Arrow had already created many mine train style coasters when Disneyland contracted them to build Big Thunder Mountain Railroad. Arrow would also work on Walt Disney World’s Big Thunder Mountain, but this would be the final time Disney would use Arrow for its coasters. When Tokyo Disneyland looked to create its own Big Thunder, they instead turned to rival Vekoma. This began a new partnership which would also include Rock ’n’ Roller Coaster, Expedition Everest, as well as the Paris Big Thunder.

Decline

In the early 1990s, a new company entered the coaster wars, Bolliger & Mabillard (B&M). This new company would perfect the Stand Up Coaster, and invented the Inverted Coaster, which places the track above the rider and nothing beneath their feet. The inverted coaster became the absolute standard for the industry, and nearly every major amusement park added one in the 1990s.

Busch Gardens contracted B&M to build two new coasters for them, one in their Tampa park, and one in Williamsburg Virginia. The ride that opened in Tampa, Kumba was an immediate hit. It is one I personally remember riding and being absolutely blown away by. It was tall, fast, and had multiple inversions, yet was a completely smooth ride. Its layout still inspires B&M coasters to this day.

But B&M was not able to keep up with its current workload, and so the Williamsburg coaster passed to Arrow, which had built that park’s popular Loch Ness Monster coaster. Feeling pressure to match B&M’s achievements, Arrow stepped out of their comfort zone with Drachen Fire. For as much as Kumba had a reputation for being smooth and comfortable, Drachen Fire would be the complete opposite. The ride quickly gained a reputation for being rough and even painful. It closed in 1998, and was dismantled in 2002. As B&M rose, Arrow began to decline.

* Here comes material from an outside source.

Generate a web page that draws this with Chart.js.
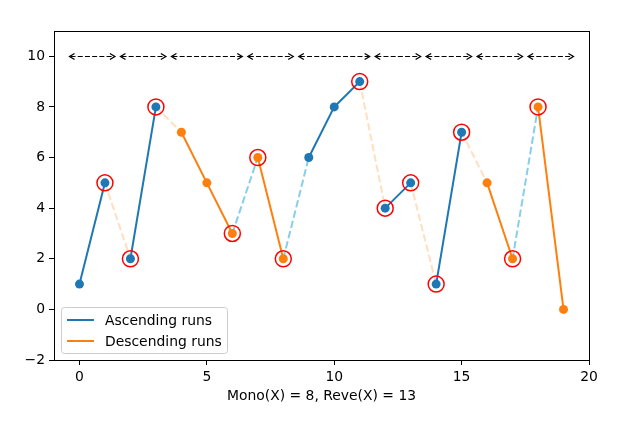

An interesting note about Drachen Fire. It was one of only three coasters to have an inversion known as a cutback. One of the others is Space Mountain: Mission 2 at Disneyland Paris, a Vekoma coaster.

Arrow’s last innovation was a truly unique coaster, X at Six Flags Magic Mountain. This “4th dimensional” coaster places the riders on the side of the track, with vehicles that could move independently from the train itself. The ride was, and remains incredibly popular, but was plagued with problems.

Arrow Dynamics filed for bankruptcy in 2001, and was purchased by S&S Power, a company mostly known for its drop towers and other pneumatic rides. S&S Arrow has continued to make a few 4th dimension coasters, but nowhere near the level of constructions from their time as an independent company.

Despite all this, Arrow Dynamics coasters have remained a staple of parks around the world. It is nearly impossible to take a trip to Disneyland and not ride an Arrow attraction, even if you do skip the Matterhorn. Arrow Dynamics helped build the modern theme park.

4 comments

  1. Christopher

    "When the Walt Disney World Resort looked to create its own Big Thunder, they instead turned to rival Vekoma." This is actually not true. Florida and Anaheim's Big Thunders were being built at the same time by Arrow and are with a few exceptions mirror images of each other. DL's opened in '79, WDW's in '80, but both by Arrow. If you go to the park ask a CM at Big Thunder to show you the plaque that says Arrow on it.

  2. Dexter Francis

    That is very interesting, as it would have been just before Rio Grande sold Arrow to Klauss Huss in 1981. Rio Grande Industries bought Arrow from Morgan and Bacon about 1972. I'd love to see a picture of that Arrow name plate on Big Thunder.

  3. Dexter Francis

    By the way, I've been updating the Wikipedia Article on Arrow Development for the past couple of months and will a include Big Thunder reference in it from this article.